= Margot Shiner =

German-British gastroenterologist

Margot Shiner (nee Last; 4 June 1923 – 31 July 1998) was a German-British gastroenterologist and medical researcher who worked in London and Israel. As a result of her development of a new technique to biopsy the small intestine in children, she has been credited with launching the subspecialty of paediatric gastroenterology.

==Early life==
Margot Last was born on 4 June 1923 to a Jewish family in Berlin, where her father worked as a textile merchant. In 1936, her family fled Nazi Germany to Prague; they settled in London in 1938. She attended Parliament Hill School and received a medical degree from the University of Leeds in 1947. She married Alex Shiner shortly thereafter, and they had three sons.

==Career==
After qualifying as a doctor, Shiner returned to London to work as a house officer. After completing her Diploma in Child Health in 1949, she became a house officer at Great Ormond Street Hospital and was an assistant medical officer in Hendon from 1951 to 1952. Seeking a career in research, rather than purely clinical care, she secured an appointment at the Royal Postgraduate Medical School at Hammersmith Hospital, where she began researching paediatric gastroenterology. In 1957, Shiner joined the Medical Research Council (MRC) gastroenterology research unit at Central Middlesex Hospital under the leadership of Francis Avery Jones, and became a consultant gastroenterologist there in 1971. When the research unit was closed, she moved to an MRC research unit at Northwick Park Hospital. She left London for Israel in 1983, establishing a department of paediatric gastroenterology at Assaf Harofeh Medical Center, a teaching hospital of Tel Aviv University's Sackler Faculty of Medicine. She was appointed visiting professor of paediatrics at Tel Aviv University and became an emeritus professor of medicine in 1991.
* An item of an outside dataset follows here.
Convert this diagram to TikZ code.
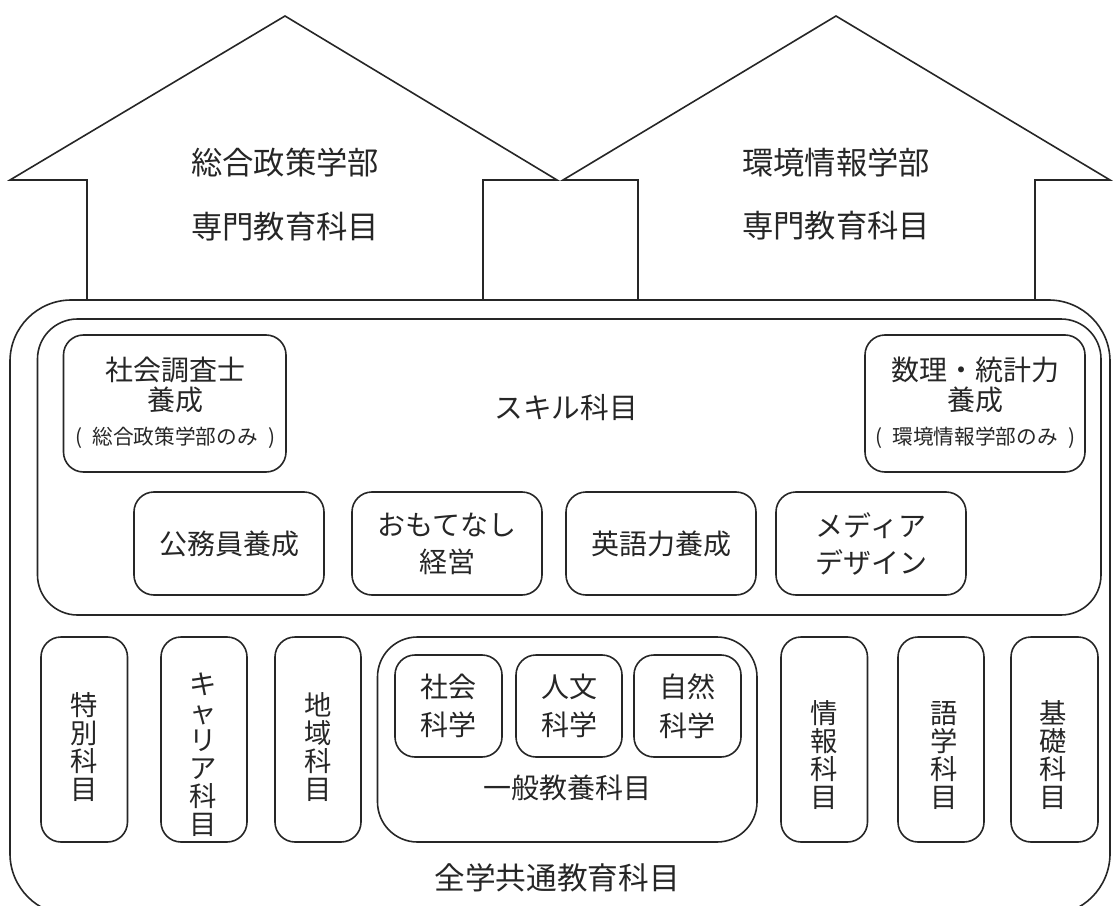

In 1956, Shiner designed a biopsy tube that could be used to take biopsies from children's small intestines and could thereby be used in the diagnosis of childhood coeliac disease, Whipple's disease and nodular lymphoid hyperplasia. She published the details of her technique in The Lancet. In 1963, she invented a sterile tube that could be used to take uncontaminated bacterial samples from the intestinal cavity; this allowed microbiologists to study the small intestine in greater detail than previously possible. Over her career, she authored 80 original articles, 14 book chapters, and the 1983 textbook Ultrastructure of the Small Intestinal Mucosa.

==Death and legacy==
Shiner died on 31 July 1998 in Jerusalem from non-Hodgkin's lymphoma.

John Walker-Smith credited Shiner's pioneering use of biopsy tubes to diagnose coeliac disease in children with launching paediatric gastroenterology as a distinct subspecialty. He said of Shiner's technique, "It offered a whole new era of understanding of disorders of the small intestine in childhood." Her biopsy tube came to be known as the Shiner mucosal biopsy tube.